India will be among only a few economies in the world to rebound strongly from Covid-19 induced economic contraction of 2020-21, a finance ministry report said while contending that the Omicron variant’s impact will be less severe because of rapid vaccination.
Real GDP in the second quarter of FY2021-22 has grown by 8.4 per cent year on year, recovering more than 100 per cent of the pre-pandemic output in the corresponding quarter of FY2019-20, said the monthly Economic Review prepared by the finance ministry.
“India is among the few countries that have recorded four consecutive quarters of growth amid Covid-19 (Q3, Q4 of FY21 and Q1, Q2 of FY22) reflecting the resilience of the Indian economy. The recovery was driven by a revival in services, full-recovery in manufacturing and sustained growth in agriculture sectors,” it said.
The recovery suggests kick-starting of the investment cycle, supported by surging vaccination coverage and efficient economic management activating the macro and micro drivers of growth, the report said.
India’s economic recovery is expected to gain further strength in the remaining quarters of the financial year, as evident from 19 among 22 High Frequency Indicators (HFIs) in September, October and November of 2021 crossing their pre-pandemic levels in the corresponding months of 2019, it said.
“Yet, Omicron, a new variant of Covid-19 may pose a fresh risk to the ongoing global recovery. However, preliminary evidence suggests that the Omicron variant is expected to be less severe and more so with increasing pace of vaccination in India,” the finance ministry said.

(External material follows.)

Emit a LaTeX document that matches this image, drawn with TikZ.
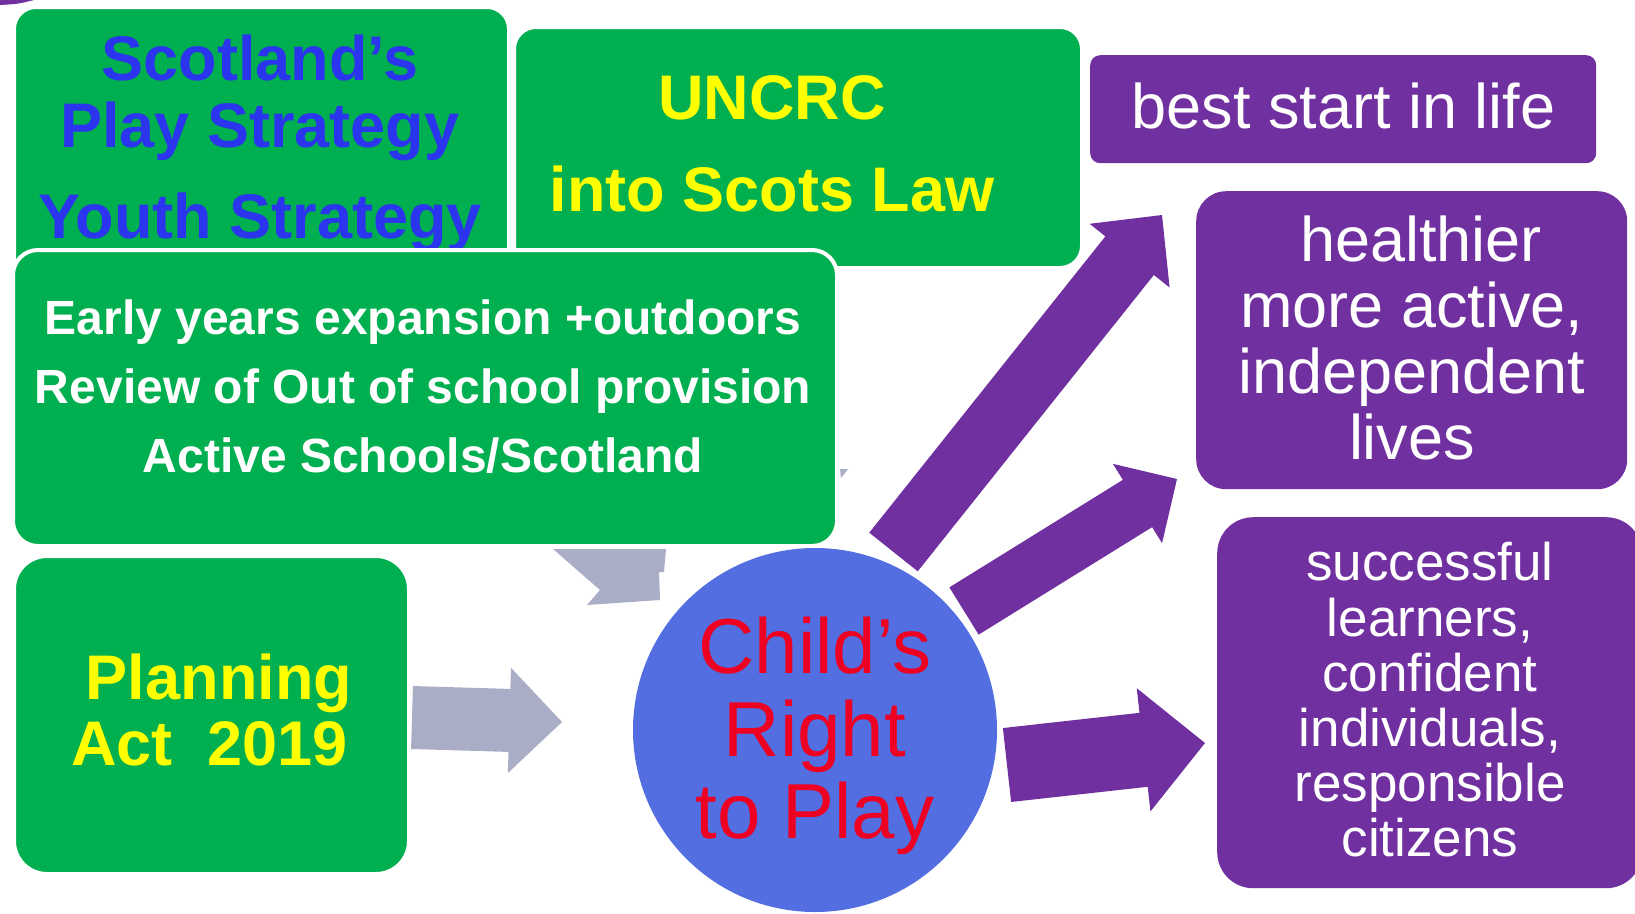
\documentclass[tikz,border=0pt]{standalone}
\usepackage{fontspec}
\setmainfont{Liberation Sans}
\usetikzlibrary{arrows.meta}
\definecolor{playGreen}{HTML}{00AF50}
\definecolor{playPurple}{HTML}{7030A0}
\definecolor{playBlue}{HTML}{526EE0}
\definecolor{playGrey}{HTML}{AAADC6}
\definecolor{playYellow}{HTML}{FFFF00}
\definecolor{playRed}{HTML}{EE0022}
\definecolor{playInk}{HTML}{2B35EE}

\tikzset{
  panel/.style={rectangle, inner sep=0pt, anchor=north west},
  greenPanel/.style={panel, fill=playGreen, draw=white, line width=4pt},
  purplePanel/.style={panel, fill=playPurple},
  words/.style={inner sep=0pt, align=center},
  blockArrow/.style n args={3}{line width=#1,
    -{Triangle[length=#3, width=#2, line width=1.5pt]}},
}

\begin{document}
\begin{tikzpicture}[x=1pt, y=-1pt]
  \useasboundingbox (0,0) rectangle (1635,913);
  \clip (0,0) rectangle (1635,913);

  % pieces that peek out from behind the panels
  \fill[playPurple] (0,0) -- (34,0) .. controls (18,4) .. (0,5) -- cycle;
  \fill[playGrey] (553,549) -- (666,549) -- (664,572) -- (659,572) -- (660,600)
    -- (587,605) -- (600,590) -- cycle;
  \fill[playGrey] (840,469) -- (848,469) -- (841,478) -- cycle;

  % green panels, the lower one laid over the two above it
  \node[greenPanel, rounded corners=22pt, minimum width=495pt, minimum height=280pt] (strategy) at (12,5) {};
  \node[words, text=playInk, font=\fontsize{63}{67}\selectfont\bfseries] (strategyText) at (260,143.6)
    {Scotland’s\\Play Strategy\\[24pt]Youth Strategy};
  \node[greenPanel, rounded corners=22pt, minimum width=568pt, minimum height=241pt] (uncrc) at (512,25) {};
  \node[words, text=playYellow, font=\fontsize{63}{66}\selectfont\bfseries] (uncrcText) at (772,143.5)
    {UNCRC\\[26pt]into Scots Law};
  \node[greenPanel, rounded corners=25pt, minimum width=824pt, minimum height=296pt] (early) at (11,248) {};
  \node[words, text=white, font=\fontsize{48}{69}\selectfont\bfseries] (earlyText) at (423,386.3)
    {Early years expansion +outdoors\\Review of Out of school provision\\Active Schools/Scotland};
  \node[greenPanel, rounded corners=33pt, minimum width=395pt, minimum height=318pt] (planning) at (12,554) {};
  \node[words, text=playYellow, font=\fontsize{63}{66}\selectfont\bfseries] (planningText) at (209.5,709.7)
    {\hspace*{.3em}Planning\\Act~~2019};

  % the child in the middle
  \node[circle, fill=playBlue, inner sep=0pt, minimum size=364pt] (child) at (815,730) {};
  \node[words, text=playRed, font=\fontsize{78}{82.5}\selectfont] (childText) at (815,736.2)
    {Child’s\\Right\\to Play};

  % outcomes
  \node[purplePanel, rounded corners=10pt, minimum width=506pt, minimum height=108pt] (start) at (1090,55) {};
  \node[purplePanel, rounded corners=30pt, minimum width=431pt, minimum height=298pt] (healthy) at (1196,191) {};
  \node[purplePanel, rounded corners=36pt, minimum width=425pt, minimum height=371pt] (learners) at (1217,517) {};

  \node[words, text=white, font=\fontsize{63}{66}\selectfont] (startText) at (1343.5,106)
    {best start in life};
  \node[words, text=white, font=\fontsize{63}{66}\selectfont] (healthyText) at (1412,337.9)
    {\hspace*{.28em}healthier\\more active,\\independent\\lives};
  \node[words, text=white, font=\fontsize{53}{55.2}\selectfont] (learnersText) at (1430,699.9)
    {successful\\learners,\\confident\\individuals,\\responsible\\citizens};

  % block arrows
  \coordinate (planningOut) at (412,717.5);
  \coordinate (childIn) at (562,722);
  \coordinate (toHealthyA) at (893.5,552);
  \coordinate (healthyInA) at (1162,215);
  \coordinate (toHealthyB) at (964,611);
  \coordinate (healthyInB) at (1177,479);
  \coordinate (toLearners) at (1007,765);
  \coordinate (learnersIn) at (1205,743);

  \draw[playGrey, blockArrow={63pt}{105pt}{52.6pt}] (planningOut) -- (childIn);
  \draw[playPurple, blockArrow={62pt}{102pt}{52pt}] (toHealthyA) -- (healthyInA);
  \draw[playPurple, blockArrow={55.6pt}{93pt}{46.5pt}] (toHealthyB) -- (healthyInB);
  \draw[playPurple, blockArrow={74.4pt}{123.7pt}{61.8pt}] (toLearners) -- (learnersIn);
\end{tikzpicture}
\end{document}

Observing that the Covid-19 pandemic has led to considerable human and economic costs setting countries back on their developmental goals, the latest review said, the year 2021 is thus a “catch-up” year for the global economy, including India, trying to recover the pre-pandemic output level of 2019. India has not only caught up with its pre-pandemic output of Q2, but is also expected to do so for the full year, it said.